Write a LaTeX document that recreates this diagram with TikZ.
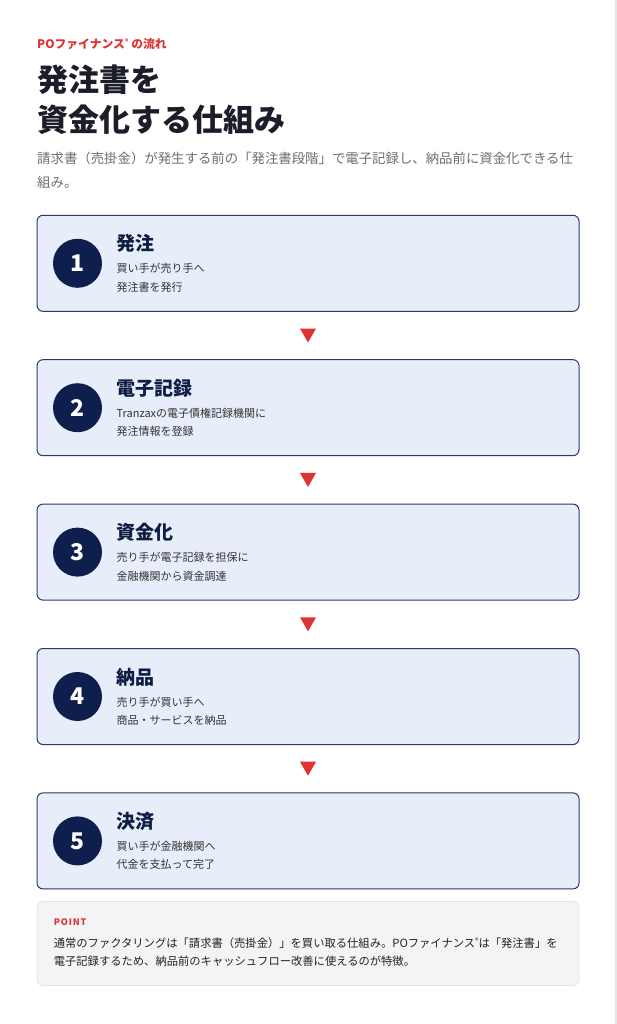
\documentclass[tikz,border=0pt]{standalone}
\usepackage{fontspec}
\setmainfont{Noto Sans CJK JP}
\usetikzlibrary{calc, positioning}

\definecolor{navy}{HTML}{0F1F4D}
\definecolor{boxline}{HTML}{2A3866}
\definecolor{boxfill}{HTML}{E8EEF9}
\definecolor{titlenavy}{HTML}{0F1D45}
\definecolor{notegray}{HTML}{333333}
\definecolor{markred}{HTML}{DD3333}
\definecolor{headblack}{HTML}{1B1E28}
\definecolor{descgray}{HTML}{6B6E76}
\definecolor{pointfill}{HTML}{F4F4F6}
\definecolor{pointline}{HTML}{E3E3E8}
\definecolor{pointtext}{HTML}{222222}
\definecolor{edgegray}{HTML}{E6E6E6}

\newcommand{\regmark}{{\fontsize{7}{7}\selectfont\raisebox{0.5em}{®}}}

\begin{document}
\begin{tikzpicture}[x=1pt,y=-1pt,
    stepbox/.style={draw=boxline, fill=boxfill, line width=1pt, rounded corners=6pt,
        minimum width=542pt, minimum height=96pt, inner sep=0pt},
    numdot/.style={circle, fill=navy, minimum size=49pt, inner sep=0pt, text=white,
        font=\fontsize{23}{23}\selectfont\bfseries},
    steptitle/.style={anchor=base west, inner sep=0pt, text=titlenavy,
        font=\fontsize{19}{19}\selectfont\bfseries},
    stepnote/.style={anchor=base west, inner sep=0pt, text=notegray,
        font=\fontsize{11}{11}\selectfont},
    downmark/.style={fill=markred},
    pointbox/.style={draw=pointline, fill=pointfill, line width=0.8pt, rounded corners=6pt,
        minimum width=542pt, minimum height=84pt, inner sep=0pt},
    pointnote/.style={anchor=base west, inner sep=0pt, text=pointtext,
        font=\fontsize{11.3}{11.3}\selectfont}]
    \fill[white] (0,0) rectangle (617,1024);
    \useasboundingbox (0,0) rectangle (617,1024);
    \draw[edgegray, line width=1.5pt] (616.2,0) -- (616.2,1024);

    % heading
    \node[anchor=base west, inner sep=0pt, text=markred, font=\fontsize{11.8}{11.8}\selectfont\bfseries] (kicker) at (37,48.4) {POファイナンス\regmark{} の流れ};
    \node[anchor=base west, inner sep=0pt, text=headblack, font=\fontsize{31}{31}\selectfont\bfseries] (head1) at (37,91.5) {発注書を};
    \node[anchor=base west, inner sep=0pt, text=headblack, font=\fontsize{31}{31}\selectfont\bfseries] (head2) at (37,131.5) {資金化する仕組み};
    \node[anchor=base west, inner sep=0pt, text=descgray, font=\fontsize{13.4}{13.4}\selectfont] (desc1) at (37,164) {請求書（売掛金）が発生する前の「発注書段階」で電子記録し、納品前に資金化できる仕};
    \node[anchor=base west, inner sep=0pt, text=descgray, font=\fontsize{13.4}{13.4}\selectfont] (desc2) at (37,187.6) {組み。};

    % steps
    \node[stepbox] (b1) at (308,263.3) {};
    \node[stepbox, below=47.4pt of b1] (b2) {};
    \node[stepbox, below=47.4pt of b2] (b3) {};
    \node[stepbox, below=47.4pt of b3] (b4) {};
    \node[stepbox, below=47.4pt of b4] (b5) {};

    \node[numdot] (n1) at ($(b1.west)+(41,0)$) {1};
    \node[steptitle] (t1) at ($(b1.north west)+(80,36)$) {発注};
    \node[stepnote] (s1a) at ($(b1.north west)+(80,58)$) {買い手が売り手へ};
    \node[stepnote] (s1b) at ($(b1.north west)+(80,76.5)$) {発注書を発行};

    \node[numdot] (n2) at ($(b2.west)+(41,0)$) {2};
    \node[steptitle] (t2) at ($(b2.north west)+(80,36)$) {電子記録};
    \node[stepnote] (s2a) at ($(b2.north west)+(80,58)$) {Tranzaxの電子債権記録機関に};
    \node[stepnote] (s2b) at ($(b2.north west)+(80,76.5)$) {発注情報を登録};

    \node[numdot] (n3) at ($(b3.west)+(41,0)$) {3};
    \node[steptitle] (t3) at ($(b3.north west)+(80,36)$) {資金化};
    \node[stepnote] (s3a) at ($(b3.north west)+(80,58)$) {売り手が電子記録を担保に};
    \node[stepnote] (s3b) at ($(b3.north west)+(80,76.5)$) {金融機関から資金調達};

    \node[numdot] (n4) at ($(b4.west)+(41,0)$) {4};
    \node[steptitle] (t4) at ($(b4.north west)+(80,36)$) {納品};
    \node[stepnote] (s4a) at ($(b4.north west)+(80,58)$) {売り手が買い手へ};
    \node[stepnote] (s4b) at ($(b4.north west)+(80,76.5)$) {商品・サービスを納品};

    \node[numdot] (n5) at ($(b5.west)+(41,0)$) {5};
    \node[steptitle] (t5) at ($(b5.north west)+(80,36)$) {決済};
    \node[stepnote] (s5a) at ($(b5.north west)+(80,58)$) {買い手が金融機関へ};
    \node[stepnote] (s5b) at ($(b5.north west)+(80,76.5)$) {代金を支払って完了};

    % red marks between steps
    \coordinate (m1) at ($(b1.south)!0.5!(b2.north)$);
    \coordinate (m2) at ($(b2.south)!0.5!(b3.north)$);
    \coordinate (m3) at ($(b3.south)!0.5!(b4.north)$);
    \coordinate (m4) at ($(b4.south)!0.5!(b5.north)$);
    \fill[downmark] ($(m1)+(-8,-7)$) -- ($(m1)+(8,-7)$) -- ($(m1)+(0,7)$) -- cycle;
    \fill[downmark] ($(m2)+(-8,-7)$) -- ($(m2)+(8,-7)$) -- ($(m2)+(0,7)$) -- cycle;
    \fill[downmark] ($(m3)+(-8,-7)$) -- ($(m3)+(8,-7)$) -- ($(m3)+(0,7)$) -- cycle;
    \fill[downmark] ($(m4)+(-8,-7)$) -- ($(m4)+(8,-7)$) -- ($(m4)+(0,7)$) -- cycle;

    % point box
    \node[pointbox] (pt) at (308,943.5) {};
    \node[anchor=base west, inner sep=0pt, text=markred, font=\fontsize{9}{9}\selectfont\bfseries\addfontfeature{LetterSpace=10}] (ptlabel) at ($(pt.north west)+(17,24)$) {POINT};
    \node[pointnote] (pt1) at ($(pt.north west)+(17,46)$) {通常のファクタリングは「請求書（売掛金）」を買い取る仕組み。POファイナンス\regmark{}は「発注書」を};
    \node[pointnote] (pt2) at ($(pt.north west)+(17,64)$) {電子記録するため、納品前のキャッシュフロー改善に使えるのが特徴。};
\end{tikzpicture}
\end{document}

**Short exercise**
Retype each line of the listing above word for word. Exclude the pictures.

**Task solution**
Write a LaTeX document that recreates this diagram with TikZ.
\documentclass[tikz,border=0pt]{standalone}
\usepackage{fontspec}
\setmainfont{Noto Sans CJK JP}
\usetikzlibrary{calc, positioning}

\definecolor{navy}{HTML}{0F1F4D}
\definecolor{boxline}{HTML}{2A3866}
\definecolor{boxfill}{HTML}{E8EEF9}
\definecolor{titlenavy}{HTML}{0F1D45}
\definecolor{notegray}{HTML}{333333}
\definecolor{markred}{HTML}{DD3333}
\definecolor{headblack}{HTML}{1B1E28}
\definecolor{descgray}{HTML}{6B6E76}
\definecolor{pointfill}{HTML}{F4F4F6}
\definecolor{pointline}{HTML}{E3E3E8}
\definecolor{pointtext}{HTML}{222222}
\definecolor{edgegray}{HTML}{E6E6E6}

\newcommand{\regmark}{{\fontsize{7}{7}\selectfont\raisebox{0.5em}{®}}}

\begin{document}
\begin{tikzpicture}[x=1pt,y=-1pt,
    stepbox/.style={draw=boxline, fill=boxfill, line width=1pt, rounded corners=6pt,
        minimum width=542pt, minimum height=96pt, inner sep=0pt},
    numdot/.style={circle, fill=navy, minimum size=49pt, inner sep=0pt, text=white,
        font=\fontsize{23}{23}\selectfont\bfseries},
    steptitle/.style={anchor=base west, inner sep=0pt, text=titlenavy,
        font=\fontsize{19}{19}\selectfont\bfseries},
    stepnote/.style={anchor=base west, inner sep=0pt, text=notegray,
        font=\fontsize{11}{11}\selectfont},
    downmark/.style={fill=markred},
    pointbox/.style={draw=pointline, fill=pointfill, line width=0.8pt, rounded corners=6pt,
        minimum width=542pt, minimum height=84pt, inner sep=0pt},
    pointnote/.style={anchor=base west, inner sep=0pt, text=pointtext,
        font=\fontsize{11.3}{11.3}\selectfont}]
    \fill[white] (0,0) rectangle (617,1024);
    \useasboundingbox (0,0) rectangle (617,1024);
    \draw[edgegray, line width=1.5pt] (616.2,0) -- (616.2,1024);

    % heading
    \node[anchor=base west, inner sep=0pt, text=markred, font=\fontsize{11.8}{11.8}\selectfont\bfseries] (kicker) at (37,48.4) {POファイナンス\regmark{} の流れ};
    \node[anchor=base west, inner sep=0pt, text=headblack, font=\fontsize{31}{31}\selectfont\bfseries] (head1) at (37,91.5) {発注書を};
    \node[anchor=base west, inner sep=0pt, text=headblack, font=\fontsize{31}{31}\selectfont\bfseries] (head2) at (37,131.5) {資金化する仕組み};
    \node[anchor=base west, inner sep=0pt, text=descgray, font=\fontsize{13.4}{13.4}\selectfont] (desc1) at (37,164) {請求書（売掛金）が発生する前の「発注書段階」で電子記録し、納品前に資金化できる仕};
    \node[anchor=base west, inner sep=0pt, text=descgray, font=\fontsize{13.4}{13.4}\selectfont] (desc2) at (37,187.6) {組み。};

    % steps
    \node[stepbox] (b1) at (308,263.3) {};
    \node[stepbox, below=47.4pt of b1] (b2) {};
    \node[stepbox, below=47.4pt of b2] (b3) {};
    \node[stepbox, below=47.4pt of b3] (b4) {};
    \node[stepbox, below=47.4pt of b4] (b5) {};

    \node[numdot] (n1) at ($(b1.west)+(41,0)$) {1};
    \node[steptitle] (t1) at ($(b1.north west)+(80,36)$) {発注};
    \node[stepnote] (s1a) at ($(b1.north west)+(80,58)$) {買い手が売り手へ};
    \node[stepnote] (s1b) at ($(b1.north west)+(80,76.5)$) {発注書を発行};

    \node[numdot] (n2) at ($(b2.west)+(41,0)$) {2};
    \node[steptitle] (t2) at ($(b2.north west)+(80,36)$) {電子記録};
    \node[stepnote] (s2a) at ($(b2.north west)+(80,58)$) {Tranzaxの電子債権記録機関に};
    \node[stepnote] (s2b) at ($(b2.north west)+(80,76.5)$) {発注情報を登録};

    \node[numdot] (n3) at ($(b3.west)+(41,0)$) {3};
    \node[steptitle] (t3) at ($(b3.north west)+(80,36)$) {資金化};
    \node[stepnote] (s3a) at ($(b3.north west)+(80,58)$) {売り手が電子記録を担保に};
    \node[stepnote] (s3b) at ($(b3.north west)+(80,76.5)$) {金融機関から資金調達};

    \node[numdot] (n4) at ($(b4.west)+(41,0)$) {4};
    \node[steptitle] (t4) at ($(b4.north west)+(80,36)$) {納品};
    \node[stepnote] (s4a) at ($(b4.north west)+(80,58)$) {売り手が買い手へ};
    \node[stepnote] (s4b) at ($(b4.north west)+(80,76.5)$) {商品・サービスを納品};

    \node[numdot] (n5) at ($(b5.west)+(41,0)$) {5};
    \node[steptitle] (t5) at ($(b5.north west)+(80,36)$) {決済};
    \node[stepnote] (s5a) at ($(b5.north west)+(80,58)$) {買い手が金融機関へ};
    \node[stepnote] (s5b) at ($(b5.north west)+(80,76.5)$) {代金を支払って完了};

    % red marks between steps
    \coordinate (m1) at ($(b1.south)!0.5!(b2.north)$);
    \coordinate (m2) at ($(b2.south)!0.5!(b3.north)$);
    \coordinate (m3) at ($(b3.south)!0.5!(b4.north)$);
    \coordinate (m4) at ($(b4.south)!0.5!(b5.north)$);
    \fill[downmark] ($(m1)+(-8,-7)$) -- ($(m1)+(8,-7)$) -- ($(m1)+(0,7)$) -- cycle;
    \fill[downmark] ($(m2)+(-8,-7)$) -- ($(m2)+(8,-7)$) -- ($(m2)+(0,7)$) -- cycle;
    \fill[downmark] ($(m3)+(-8,-7)$) -- ($(m3)+(8,-7)$) -- ($(m3)+(0,7)$) -- cycle;
    \fill[downmark] ($(m4)+(-8,-7)$) -- ($(m4)+(8,-7)$) -- ($(m4)+(0,7)$) -- cycle;

    % point box
    \node[pointbox] (pt) at (308,943.5) {};
    \node[anchor=base west, inner sep=0pt, text=markred, font=\fontsize{9}{9}\selectfont\bfseries\addfontfeature{LetterSpace=10}] (ptlabel) at ($(pt.north west)+(17,24)$) {POINT};
    \node[pointnote] (pt1) at ($(pt.north west)+(17,46)$) {通常のファクタリングは「請求書（売掛金）」を買い取る仕組み。POファイナンス\regmark{}は「発注書」を};
    \node[pointnote] (pt2) at ($(pt.north west)+(17,64)$) {電子記録するため、納品前のキャッシュフロー改善に使えるのが特徴。};
\end{tikzpicture}
\end{document}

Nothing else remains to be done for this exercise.